If you own a cat, you’re familiar with this last batch of meows. Your cat will cock its head, look at you, and meow plaintively. It usually takes a few months to realize that this one is because there is a bug in the apartment that the cat cannot catch.

We’ll call this one unrealized ambition.

Luckily, humans develop extremely slowly. Most aren’t even capable of holding a compelling conversation until they are 25 years old. So this likely won’t be an issue until they are too old to cry in public, and therefore it’s not your damn problem.

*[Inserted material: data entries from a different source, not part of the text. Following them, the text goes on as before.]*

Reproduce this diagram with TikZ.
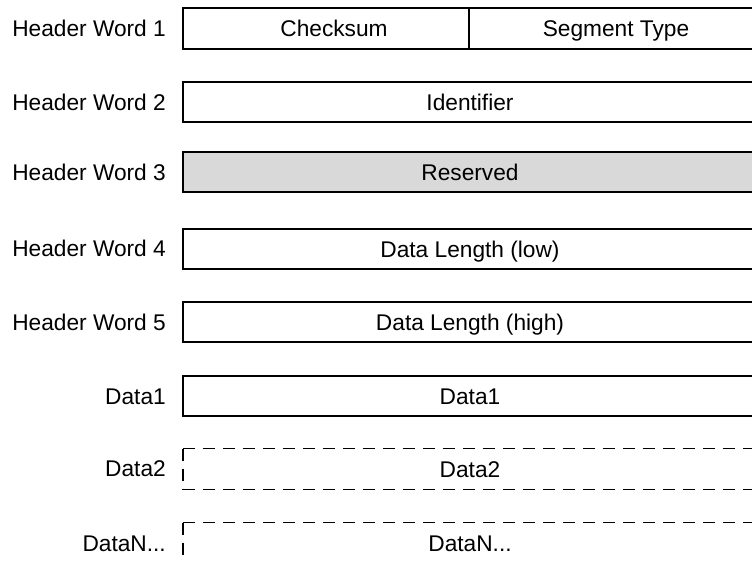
\documentclass[tikz,border=0pt]{standalone}
\usepackage{fontspec}
\setmainfont{Liberation Sans}
\begin{document}
\begin{tikzpicture}[x=1bp,y=-1bp,
  txt/.style={font=\fontsize{22.7bp}{27bp}\selectfont, text height=16.2bp, text depth=0bp, inner sep=0pt},
  fld/.style={txt, draw, line width=1.6bp, minimum height=40.5bp},
  full/.style={fld, minimum width=574bp},
  ghost/.style={txt, minimum width=574bp, minimum height=40.5bp},
  lbl/.style={txt, anchor=east},
  dsh/.style={line width=1.6bp, dash pattern=on 12.5bp off 7.5bp}]
\useasboundingbox (0,0) rectangle (752,561);
\clip (0,0) rectangle (752,561);
% labels
\node[lbl] (l1) at (166,28.5) {Header Word 1};
\node[lbl] (l2) at (166,102) {Header Word 2};
\node[lbl] (l3) at (166,172) {Header Word 3};
\node[lbl] (l4) at (166,248) {Header Word 4};
\node[lbl] (l5) at (166,322) {Header Word 5};
\node[lbl] (l6) at (166,396) {Data1};
\node[lbl] (l7) at (166,468) {Data2};
\node[lbl] (l8) at (166,543) {DataN...};
% fields
\node[fld, minimum width=286bp] (chk) at (326,28.5) {\hspace*{16bp}Checksum};
\node[fld, minimum width=294bp] (seg) at (616,28.5) {Segment Type};
\node[full] (ident) at (470,102) {Identifier};
\node[full, fill={rgb,255:red,217;green,217;blue,217}] (res) at (470,172) {Reserved};
\node[full] (dlow) at (470,249) {Data Length (low)};
\node[full] (dhigh) at (470,322) {Data Length (high)};
\node[full] (d1) at (470,396) {Data1};
\node[ghost] (d2) at (470,469) {Data2};
\node[ghost] (dn) at (470,543) {DataN...};
\draw[dsh] (d2.north west) -- (d2.north east);
\draw[dsh] (d2.north west) -- (d2.south west);
\draw[dsh] (d2.south west) -- (d2.south east);
\draw[dsh] (dn.north west) -- (dn.north east);
\draw[dsh] (dn.north west) -- (dn.south west);
\end{tikzpicture}
\end{document}
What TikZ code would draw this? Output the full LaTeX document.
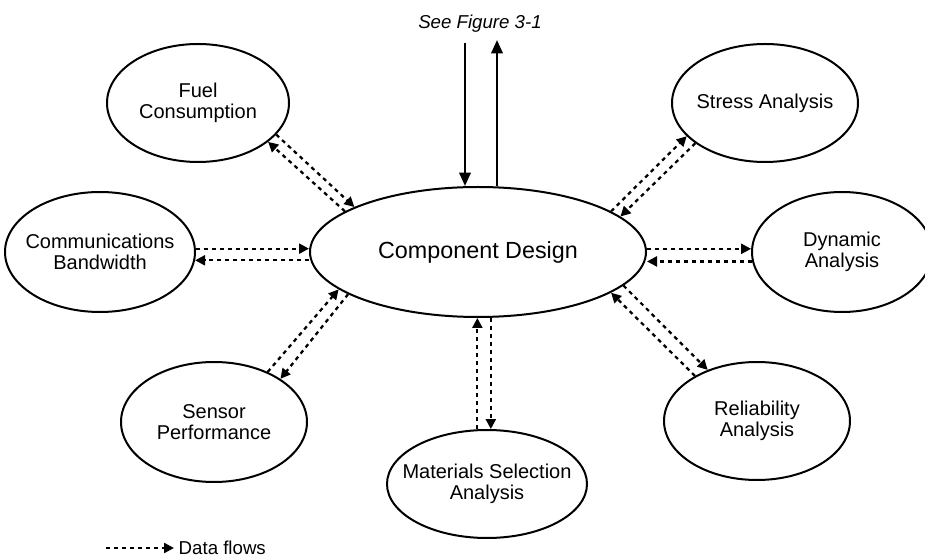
\documentclass[tikz,border=0pt]{standalone}
\usepackage{fontspec}
\setmainfont{Liberation Sans}
\usetikzlibrary{arrows.meta,shapes.geometric,calc}
\begin{document}
\begin{tikzpicture}[x=0.75pt,y=-0.75pt,
  sz/.style 2 args={minimum width=#1*0.75pt,minimum height=#2*0.75pt},
  bub/.style={draw,ellipse,line width=1.5pt,inner sep=0pt},
  lab/.style={align=center,font=\fontsize{15}{16}\selectfont},
  flow/.style={line width=1.7pt,dash pattern=on 3pt off 3pt,-{Triangle[length=7.5pt,width=7.5pt]}},
  solidarrow/.style={line width=1.8pt,-{Triangle[length=10pt,width=8.5pt]}}]
\useasboundingbox (0,0) rectangle (925,559);

\node[bub,sz={336}{130},label={[lab,font=\fontsize{17.5}{19}\selectfont]center:Component Design}] (comp) at (478,252) {};
\node[bub,sz={182}{118},label={[lab]center:{Fuel\\Consumption}}] (fuel) at (198,103) {};
\node[bub,sz={186}{118},label={[lab]center:{Stress Analysis}}] (stress) at (765,103) {};
\node[bub,sz={190}{120},label={[lab]center:{Communications\\Bandwidth}}] (comms) at (100,252) {};
\node[bub,sz={180}{120},label={[lab]center:{Dynamic\\Analysis}}] (dyn) at (842,252) {};
\node[bub,sz={186}{120},label={[lab]center:{Sensor\\Performance}}] (sensor) at (214,422) {};
\node[bub,sz={200}{108},label={[lab]center:{Materials Selection\\Analysis}}] (mat) at (487,484) {};
\node[bub,sz={186}{118},label={[lab]center:{Reliability\\Analysis}}] (rel) at (757,421) {};

% top reference
\node[font=\itshape\fontsize{14}{16}\selectfont] (fig) at (480,24) {See Figure 3-1};
\coordinate (d1) at (465,43);
\coordinate (u1) at (497,40);
\draw[solidarrow] (d1) -- (d1 |- comp.north);
\draw[solidarrow] (u1 |- comp.north) -- (u1);

% data flows
\draw[flow] (comp.163.9) -- (fuel.-29.3);
\draw[flow] (fuel.-22.3) -- (comp.160.9);

\draw[flow] (comp.17) -- (stress.203.6);
\draw[flow] (stress.210.5) -- (comp.14.7);

\draw[flow] (comms.2) -- (comms.2 -| comp.west);
\draw[flow] (comms.-5.5 -| comp.west) -- (comms.-5.5);

\draw[flow] (dyn.178 -| comp.east) -- (dyn.178);
\draw[flow] (dyn.186) -- (dyn.186 -| comp.east);

\draw[flow] (sensor.43.4) -- (comp.195.5);
\draw[flow] (comp.198.8) -- (sensor.33.1);

\draw[flow] (mat.100.5) -- (mat.100.5 |- comp.south);
\draw[flow] (mat.86 |- comp.south) -- (mat.86);

\draw[flow] (rel.144.5) -- (comp.-17.2);
\draw[flow] (comp.-13.7) -- (rel.134.4);

% legend
\node[anchor=west,font=\fontsize{14}{16}\selectfont] (leg) at (174,548) {Data flows};
\coordinate (l1) at (106,548);
\draw[flow] (l1) -- (leg.west);
\end{tikzpicture}
\end{document}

Like, for instance, once your baby is old enough to have a baby of its own, and it has been wearing the same pair of barf-stained sweats for 3 days straight, and can’t get the damn kid to stop crying, and its boss is giving it shit about taking the full 3 months of parental leave, and it goes into the bathroom to sob daily, that’s not really your concern anymore! All you have to do, now as grandparents, is stop by once every couple of weeks, pump the infant full of sugar, and peel out giggling that comeuppance is a sumbitch, leaving your child to deal with the sobbing grandkid you’ve left behind.

With the cat, just kill the bug to solve both of your problems.

Conclusion

Okay! Now you know the four types of mammal cries. Why don’t they develop language and specify between the different concerns, you ask? Who the hell knows. That’s not really important. What is important, now that you’ve gotten your child changed and fed and asleep for a few brief hours before it wakes up and starts screaming again, is that you find whatever bed your cat has been hiding under, slide down there quickly, and go to sleep before your spouse can see where you’re hiding and tell you that it’s your turn again.